消費税不支持の理由としては、国会議員の身を切れと言うのが34.5%、景気回復まで増税を延期は30.6%、増税しても増収しないと言うのが16.1%、歳出削減等で解決が8.9%となっている。「雨乞い経済成長派」の意見浸透度は50.6%(不支持)×28.0%(増収しない+歳出削減)で14.2%ぐらいのようだ。

ところが消費税率引き上げ賛成政党の合計支持率は40.5%で、反対政党の合計支持率は8.5%。安易な増税への反対者は多いようだが、歳出削減・増税回避で済むと思っている人は少ないよう2だ。小沢新党も、期待しないが84.6%で信頼を得ていない。反対政党への支持が14%ぐらいあっても良さそうなものだが、面白い事に彼らは信頼を得ていない。

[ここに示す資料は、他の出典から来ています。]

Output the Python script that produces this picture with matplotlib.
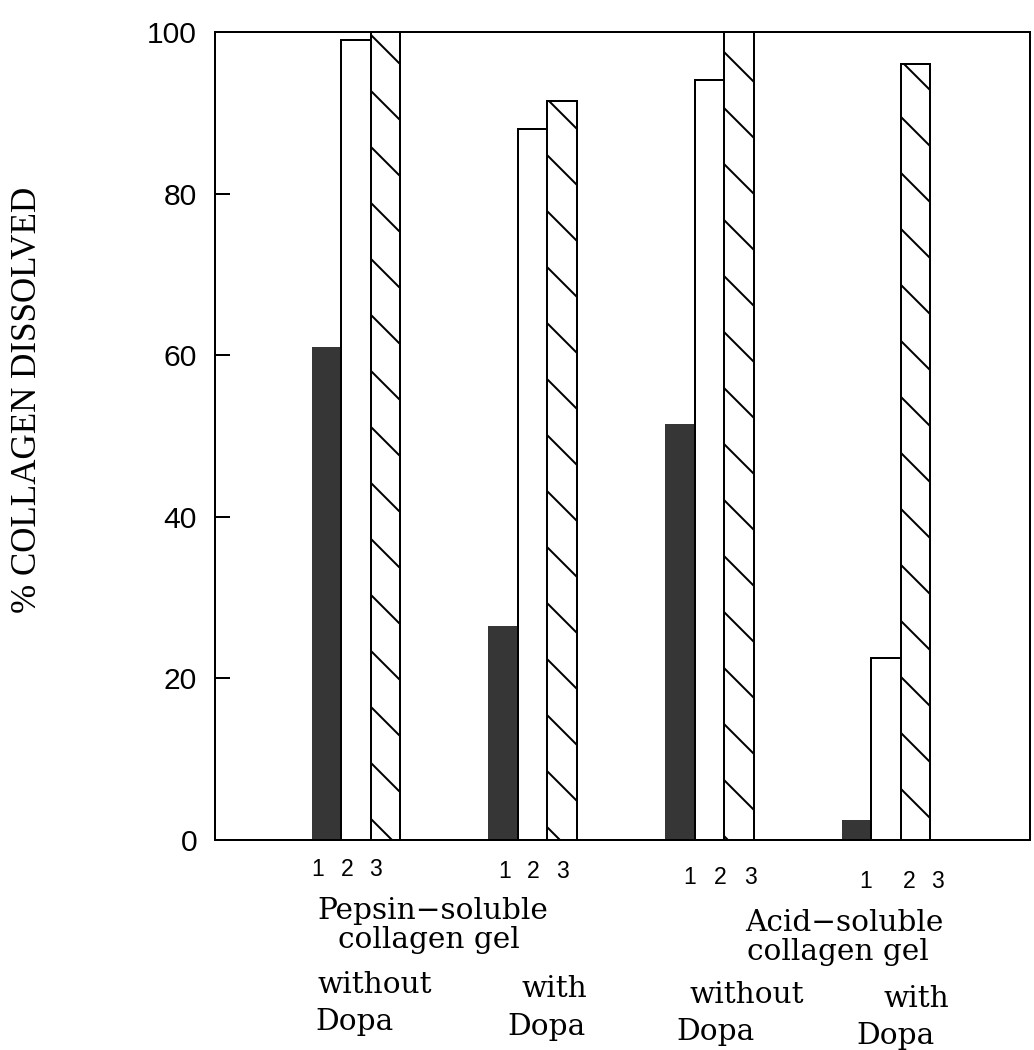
import numpy as np
import matplotlib
matplotlib.use("Agg")
import matplotlib.pyplot as plt

# ---- data -------------------------------------------------------------
groups = ["Pepsin-soluble without Dopa", "Pepsin-soluble with Dopa",
          "Acid-soluble without Dopa", "Acid-soluble with Dopa"]
series_1 = [61.0, 26.5, 51.5, 2.5]     # solid bars
series_2 = [99.0, 88.0, 94.0, 22.5]    # open bars
series_3 = [100.0, 91.5, 100.0, 96.0]  # hatched bars
bar_labels = ["1", "2", "3"]
y_ticks = [0, 20, 40, 60, 80, 100]

# ---- figure geometry (pixel based) -------------------------------------
DPI = 168
W, H = 1034, 1050


def pt(p):
    """convert a size in pixels to points"""
    return p * 72.0 / DPI


plt.rcParams["hatch.linewidth"] = pt(2.0)

fig = plt.figure(figsize=(W / DPI, H / DPI), dpi=DPI)
fig.patch.set_facecolor("white")

left, right, top, bottom = 215, 1030, 32, 840
ax = fig.add_axes([left / W, 1 - bottom / H, (right - left) / W, (bottom - top) / H])

pos = np.arange(1, len(groups) + 1)
width = 0.167

ax.bar(pos - width, series_1, width=width, color="#363636",
       edgecolor="#363636", linewidth=0)
ax.bar(pos, series_2, width=width, facecolor="white",
       edgecolor="black", linewidth=pt(2))
ax.bar(pos + width, series_3, width=width, facecolor="white",
       edgecolor="black", linewidth=pt(2), hatch="\\")

ax.set_xlim(0.202, 4.815)
ax.set_ylim(0, 100)
ax.set_xticks([])
ax.set_yticks(y_ticks)
ax.set_yticklabels([str(v) for v in y_ticks], family="Liberation Sans",
                   fontsize=pt(30))
ax.tick_params(axis="y", direction="in", length=pt(15), width=pt(2),
               pad=pt(18), colors="black")
for s in ax.spines.values():
    s.set_linewidth(pt(2))
    s.set_color("black")

# ---- y label ------------------------------------------------------------
fig.text(28 / W, 1 - 400 / H, "% COLLAGEN DISSOLVED", rotation=90,
         ha="center", va="center", family="Liberation Serif",
         fontsize=pt(35))


def ftext(x, y, s, size, family, ha="left", va="baseline"):
    fig.text(x / W, 1 - y / H, s, ha=ha, va=va, fontsize=pt(size),
             family=family)


# ---- bar numbers under each group -------------------------------------
digit_x = [[318, 347, 375], [505, 533, 562], [690, 720, 750], [866, 909, 937]]
digit_y = [869, 872, 877, 882]
for xs, yy in zip(digit_x, digit_y):
    for x, lab in zip(xs, bar_labels):
        ftext(x, yy, lab, 23, ["Liberation Sans", "DejaVu Sans"],
              ha="center", va="center")

# ---- category captions ------------------------------------------------
serif = ["DejaVu Serif"]
cap = 29.5
ftext(317, 919, "Pepsin\u2212soluble", cap, serif)
ftext(338, 948, "collagen gel", cap, serif)
ftext(745, 931, "Acid\u2212soluble", cap, serif)
ftext(747, 960, "collagen gel", cap, serif)

ftext(317, 993, "without", cap, serif)
ftext(522, 997, "with", cap, serif)
ftext(690, 1003, "without", cap, serif)
ftext(884, 1007, "with", cap, serif)

ftext(315, 1030, "Dopa", cap, serif)
ftext(507, 1035, "Dopa", cap, serif)
ftext(676, 1040, "Dopa", cap, serif)
ftext(856, 1044, "Dopa", cap, serif)

fig.savefig("out.png", dpi=DPI, facecolor="white")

公約違反への責任追及と、安易に増税する事への懐疑心と、財政再建の現実的な解への諦めが同時に見られるが、「雨乞い経済成長派」が信任を得ていないと結論付けることはできると思う。具体的な施策が説得力を持たないと、単なる放漫財政の支持者に思えるのでは無いであろうか。

*1本来は経済成長で貧困対策などが不要になると言う主張を揶揄したものに思えるが、ここでは広い意味で捉えた。増税とリフレーション政策の主張するグループと、名目成長で財政再建を主張するグループは異なるため、濱口氏の「りふれ派」よりは適切なネーミングだと思う(関連記事:りふれ派の社会的機能について考える)。厳密には両グループは合致しないかも知れないが。

*2時事通信の世論調査では早期解散への賛成が58%となっている。